Il senso di prigionia e l’ebbrezza della libertà, il medico e il centauro, Oliver e Wolf, una duplicità che a un certo punto percepì come “oscura e pericolosa”, eccessi di baldanza e intemperanze fino agli agiti auto-lesivi, un controllo “precario e trionfante” che lo portano a cercare un’analisi, un viaggio durato più di quarant’anni, sviluppo esistenziale che gli conferma il valore di un’assoluta libertà di comunicazione, l’attenzione a ciò che sta al di là della coscienza e delle parole, di come i disturbi e la loro cura non si possa astrarli dalle persone e dai loro contesti. “A volte sentivo di precipitare, quasi del tutto indifeso, nell’identificazione con i pazienti.” Un’empatia, la sua, che racconta maturata nel tempo, facendo breccia nelle sue difficoltà a stabilire legami, a fidarsi, a provare un senso di appartenenza: “A volte mi è sembrato di aver vissuto a una certa distanza dalla vita.

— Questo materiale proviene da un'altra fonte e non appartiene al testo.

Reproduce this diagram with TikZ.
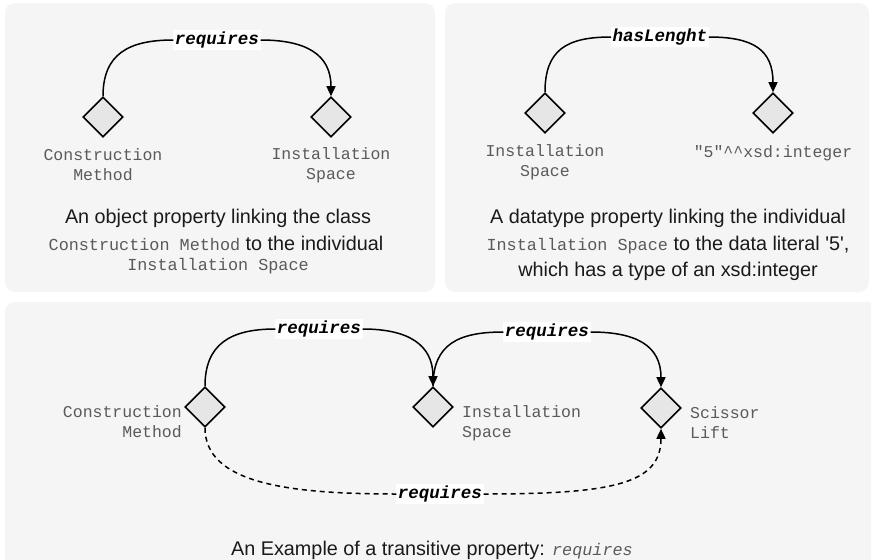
\documentclass[tikz,border=0pt]{standalone}
\usepackage{fontspec}
\setmainfont{Liberation Sans}
\newfontfamily\monofont{Liberation Mono}
\usetikzlibrary{shapes.geometric,arrows.meta}

\definecolor{panelbg}{HTML}{F5F5F5}
\definecolor{nodefill}{HTML}{E6E6E6}
\definecolor{labelgray}{HTML}{5A5A5A}
\definecolor{captext}{HTML}{1A1A1A}

\tikzset{
  panel/.style={fill=panelbg, rounded corners=10pt},
  entity/.style={diamond, aspect=1, draw=black, fill=nodefill, line width=1.6pt,
                 minimum width=40pt, minimum height=40pt, inner sep=0pt},
  elabel/.style={fill=white, inner sep=1.5pt, text=black,
                 font=\monofont\fontsize{17.5}{20}\selectfont\bfseries\itshape},
  ntext/.style={text=labelgray, font=\monofont\fontsize{16.5}{20}\selectfont, inner sep=0pt},
  caption/.style={text=captext, font=\fontsize{19.8}{23}\selectfont, inner sep=0pt},
  link/.style={draw=black, line width=1.5pt},
  tip/.style={-{Triangle[length=10pt,width=9pt]}},
  infer/.style={link, dash pattern=on 5pt off 4pt}
}
\newcommand{\mtext}[1]{{\monofont\fontsize{16.8}{20}\selectfont\color{labelgray}#1}}

\begin{document}
\begin{tikzpicture}[x=1pt,y=-1pt]
\useasboundingbox (0,0) rectangle (871,560);

% ---------- object property ----------
\fill[panel] (5,3) rectangle (435,292);
\node[entity] (p1a) at (103,117) {};
\node[entity] (p1b) at (331,117) {};
\node[elabel] (p1r) at (217,40) {requires};
\draw[link] (p1a.north) .. controls +(0,-42) and +(-45,0) .. (p1r.west);
\draw[link,tip] (p1r.east) .. controls +(45,0) and +(0,-42) .. (p1b.north);
\node[ntext, align=center] (p1at) at (103,165) {Construction\\Method};
\node[ntext, align=center] (p1bt) at (331,165) {Installation\\Space};
\node[caption] (p1c1) at (218,218) {An object property linking the class};
\node[caption] (p1c2) at (216,243) {\mtext{Construction Method} to the individual};
\node[caption] (p1c3) at (218,266) {\mtext{Installation Space}};

% ---------- datatype property ----------
\fill[panel] (445,3) rectangle (869,292);
\node[entity] (p2a) at (545,113) {};
\node[entity] (p2b) at (773,113) {};
\node[elabel] (p2r) at (660,37) {hasLenght};
\draw[link] (p2a.north) .. controls +(0,-42) and +(-45,0) .. (p2r.west);
\draw[link,tip] (p2r.east) .. controls +(45,0) and +(0,-42) .. (p2b.north);
\node[ntext, align=center] (p2at) at (545,162) {Installation\\Space};
\node[ntext] (p2bt) at (773,153) {"5"\textasciicircum\textasciicircum xsd:integer};
\node[caption] (p2c1) at (668,218) {A datatype property linking the individual};
\node[caption] (p2c2) at (668,245) {\mtext{Installation Space} to the data literal \textquotesingle 5\textquotesingle,};
\node[caption] (p2c3) at (668,271) {which has a type of an xsd:integer};

% ---------- transitive property ----------
\fill[panel] (5,302) rectangle (885,575);
\node[entity] (p3a) at (205,407) {};
\node[entity] (p3b) at (433,407) {};
\node[entity] (p3c) at (661,408) {};
\node[elabel] (p3r1) at (319,329) {requires};
\node[elabel] (p3r2) at (547,332) {requires};
\node[elabel] (p3r3) at (440,494) {requires};
\draw[link] (p3a.north) .. controls +(0,-42) and +(-45,0) .. (p3r1.west);
\draw[link,tip] (p3r1.east) .. controls +(45,0) and +(0,-42) .. (p3b.north);
\draw[link] (p3b.north) .. controls +(0,-42) and +(-45,0) .. (p3r2.west);
\draw[link,tip] (p3r2.east) .. controls +(45,0) and +(0,-42) .. (p3c.north);
\draw[infer] (p3a.south) .. controls +(0,55) and +(-110,0) .. (p3r3.west);
\draw[infer,tip] (p3r3.east) .. controls +(130,0) and +(0,55) .. (p3c.south);
\node[ntext, align=right, anchor=east] (p3at) at (182,422) {Construction\\Method};
\node[ntext, align=left, anchor=west] (p3bt) at (462,423) {Installation\\Space};
\node[ntext, align=left, anchor=west] (p3ct) at (690,423) {Scissor\\Lift};
\node[caption] (p3cap) at (432,550) {An Example of a transitive property: {\monofont\fontsize{16.8}{20}\selectfont\itshape\color{labelgray}requires}};
\end{tikzpicture}
\end{document}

I suoi libri sono viaggi antropologici condotti fuori e dentro di sé, trasportato dalle proprie vicissitudini di vita e dalla curiosità per come i deficit trovano compensazione, una neurologia personologica e uno spirito letterario, poetico, romantico: “A me sembra di scoprire i miei pensieri attraverso la scrittura, nell’atto di scrivere.” Quel processo creativo, che a volte sgorga di getto e a volte si arena, fra illuminazioni e momenti di oscurità, lo accompagna sempre: “Noi pensiamo alla scienza come scoperta e all’arte come invenzione, ma esiste forse un terzo mondo (...) che è entrambe le cose?”.
Questa autobiografia è la cronaca di una ricerca, di una vita goduta e al tempo stesso resa un inesausto campo di indagine. Wolf e Oliver e il loro andare avanti.

“Al peggio, si è in movimento; al meglio,
non raggiungendo un assoluto in cui fermarsi,
gli si è sempre più vicini non restando immoti.”